Wettelijk kader
De Wet algemene bepalingen omgevingsrecht (Wabo)
Artikel 2.1, eerste lid, onder a, van de Wabo
Het is verboden zonder omgevingsvergunning een project uit te voeren, voor zover dat geheel of gedeeltelijk bestaat uit het bouwen van een bouwwerk.
1. Voor zover de aanvraag betrekking heeft op een activiteit als bedoeld in artikel 2.1, eerste lid, onder a, wordt de omgevingsvergunning geweigerd indien:
de aanvraag en de daarbij verstrekte gegevens en bescheiden het naar het oordeel van het bevoegd gezag niet aannemelijk maken dat het bouwen van een bouwwerk waarop de aanvraag betrekking heeft, voldoet aan de voorschriften die zijn gesteld bij of krachtens een algemene maatregel van bestuur als bedoeld in artikel 2 of 120 van de Woningwet;
de aanvraag en de daarbij verstrekte gegevens en bescheiden het naar het oordeel van het bevoegd gezag niet aannemelijk maken dat het bouwen van een bouwwerk waarop de aanvraag betrekking heeft, voldoet aan de voorschriften die zijn gesteld bij de bouwverordening of, zolang de bouwverordening daarmee nog niet in overeenstemming is gebracht, met de voorschriften die zijn gesteld bij een algemene maatregel van bestuur als bedoeld in artikel 8, achtste lid, van de Woningwet dan wel bij of krachtens een algemene maatregel van bestuur als bedoeld in artikel 120 van die wet;
de activiteit in strijd is met het bestemmingsplan, de beheersverordening of het exploitatieplan, of de regels die zijn gesteld krachtens artikel 4.1, derde lid, of 4.3, derde lid, van de Wet ruimtelijke ordening, tenzij de activiteit niet in strijd is met een omgevingsvergunning die is verleend met toepassing van artikel 2.12;
het uiterlijk of de plaatsing van het bouwwerk waarop de aanvraag betrekking heeft, met uitzondering van een tijdelijk bouwwerk dat geen seizoensgebonden bouwwerk is, zowel op zichzelf beschouwd als in verband met de omgeving of de te verwachten ontwikkeling daarvan, in strijd is met redelijke eisen van welstand, beoordeeld naar de criteria, bedoeld in artikel 12a, eerste lid, onder a, van de Woningwet, tenzij het bevoegd gezag van oordeel is dat de omgevingsvergunning niettemin moet worden verleend;
de activiteit een wegtunnel als bedoeld in de Wet aanvullende regels veiligheid wegtunnels betreft en uit de aanvraag en de daarbij verstrekte gegevens en bescheiden blijkt dat niet wordt voldaan aan de in artikel 6, eerste lid, van die wet gestelde norm.
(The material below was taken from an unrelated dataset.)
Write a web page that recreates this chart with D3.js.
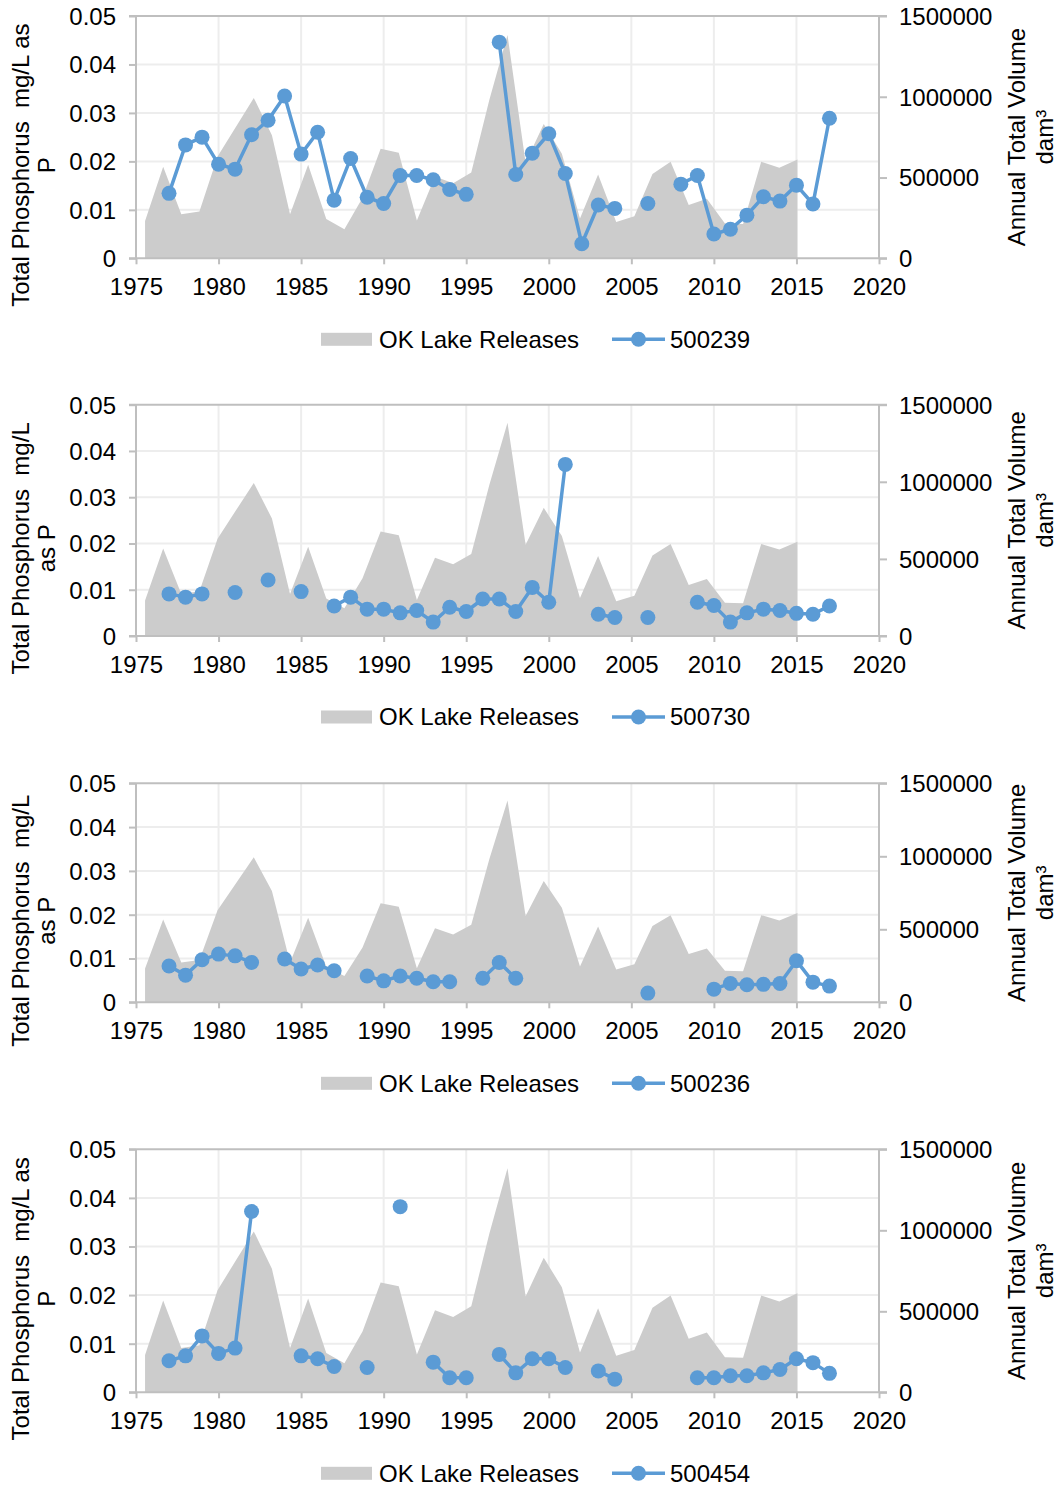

2. In gevallen als bedoeld in het eerste lid, onder c, wordt de aanvraag mede aangemerkt als een aanvraag om een vergunning voor een activiteit als bedoeld in artikel 2.1, eerste lid, onder c, en wordt de vergunning op de grond, bedoeld in het eerste lid, onder c, slechts geweigerd indien vergunningverlening met toepassing van artikel 2.12 niet mogelijk is.
Het bestemmingsplan [naam bestemmingsplan]
In het bestemmingsplan [naam bestemmingsplan] is aan het perceel aan de [adres 1] de bestemming ‘Gemengd’ toegekend.
Artikel 6.1 van de planregels
De voor 'Gemengd' aangewezen gronden zijn bestemd voor:
bedrijven uit ten hoogste categorie 1B van de Staat van Bedrijfsactiviteiten "functiemenging";
detailhandel;
dienstverlening,
horecabedrijven uit ten hoogste categorie 1b van de Staat van Horeca-activiteiten, met dien verstande dat het aantal horecabedrijven binnen de bestemming Gemengd ten hoogste 3 bedraagt;
ter plaatse van de aanduiding "horeca tot en met horecacategorie 2": horecabedrijven uit ten hoogste categorie 2 van de Staat van Horeca-activiteiten;
kantoren;
maatschappelijk in de vorm van bibliotheken, gezondheidszorg, jeugd- en kinderopvang, onderwijs, openbare dienstverlening, verenigingsleven en religie;
wonen;
bedrijfswoningen, daaronder begrepen de uitoefening van aan-huis-gebonden beroepen en kleinschalige bedrijfsmatige activiteiten;
bij deze bestemming behorende voorzieningen, zoals parkeervoorzieningen, groen, water, erven, tuinen, sport-, speel- en nutsvoorzieningen.
Artikel 6.4.1, onder f, van de planregels
Het aantal horecabedrijven binnen de bestemming Gemengd bedraagt ten hoogste 3.